The use of amino acid limitation to control the proliferation of lymphocytes has been clinically validated and constitutes a common medical practice via the use of L-asparaginase in the treatment of patients with acute lymphoblastic leukemia. The notably high rate of cured lymphocytic leukemia in children treated with L-asparaginase combined with other chemotherapeutics provides a very good example of how effective limited/optimized levels of specific amino acids can be in regulating cellular proliferation in the case of tumors [28].

In another approach, it has been reported that intracellular leucine concentrations critically regulate mTORC1 signaling to promote Th1, Th2, and Th17 CD4+ T-effector cell differentiation [75]. In addition tryptophan depletion has been reported to result in T-cell anergy and apoptosis through the GCN2 pathway [69]. As noted by the same group, depletion of tryptophan, by IDO or TDO inhibition, in the tumor would arguably result not only in the ISR activation in T-cells but also in cancer cells (most probably at different thresholds/doses).

Research in the area of amino acid therapy in malignant disease has worked on the concept of manipulating the amino acid supply levels in a way that beneficial responses will be evoked for healthy cells while tumor cells will be suppressed. The strategy aims in striking the optimal balance point in terms of type and relative quantities of amino acids in order to shift the balance between the host and tumor in the host’s favor. In this context and given the signaling effects of branched chain amino acids (BCAA) (leucine in particular) to mTORC1, some researchers have supported that selective BCAA limitation can damage the tumor more than the host [76]. On the other hand, the idea of BCAA supplementation on the basis that the overall benefit of the host will be greater than that of the tumor has also gained notable support. At least for the BCAAs, the few available data offer conflicting conclusions as to whether amino acid limitation would be more favorable or unfavorable in cancer patients although these experiments only considered a certain set of amino acids (BCAAs) and only the signaling pathway of mTORC1 as judged by phosphorylation of its direct targets (not taking into consideration the GCN2 – ISR pathway or the actual protein amounts of 4E-BP1). The possibility cannot be excluded that there may be an ideal level of amino acid supply, an optimum mixture with optimum relative ratios that would maximize the advantages to the host against the tumor.
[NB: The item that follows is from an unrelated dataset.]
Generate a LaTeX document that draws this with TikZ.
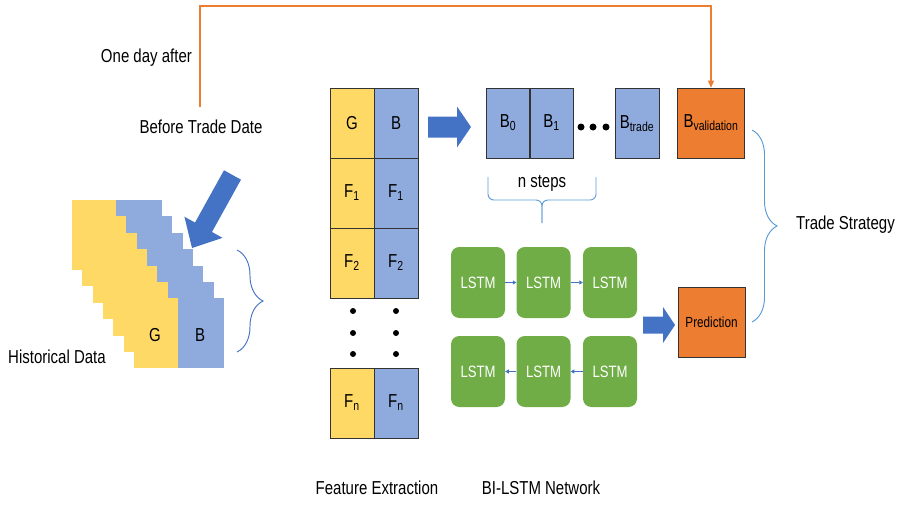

From an immunology standpoint, tumors appear to employ mechanisms for inducing a severe deprivation of certain amino acids in the microenvironment of T-cells, leading to reduced T-cell proliferation and impaired proper/effective signaling. This strategy allows tumor cells to not be fully subjected to T-cell control. Thus it appears that a condition of a mild limitation of sulfur containing amino acids may on the one hand induce the pro-survival programming yet not impair T-cell proliferation/activation to a degree that would allow tumor cells to escape immunological control as the deprivation of amino acids would not be severe. Studies investigating the direct role of amino acids, in terms of mechanisms/availability, in immunomodulation are not very common. Furthermore, notably the existing research does not study all the amino acids. Identifying the optimal degree of such a limitation and striking the correct equilibrium point of balance is certainly challenging, nevertheless worth pursuing its investigation through further research for improving immunity in cancer and other conditions such as ageing. By and large, cancer is a disease of age progression. While several studies suggest that a natural defense mechanism seeks and destroys cancer cells [70], clinical studies also reveal that tumor-employed mechanisms bypass the immune response that attacks cancer cells, by markedly impairing the T-cell responses that would normally eradicate and remove tumor cells [22]. Hence, cancer management via harnessing amino acid immunomodulatory capacity, may prove useful and applicable in ageing and other related conditions as well. Enhancing immune responses can extend a great service in the context of disease and sickness in the elderly population for reduced mortality, more effective treatment and overall better health and quality of life.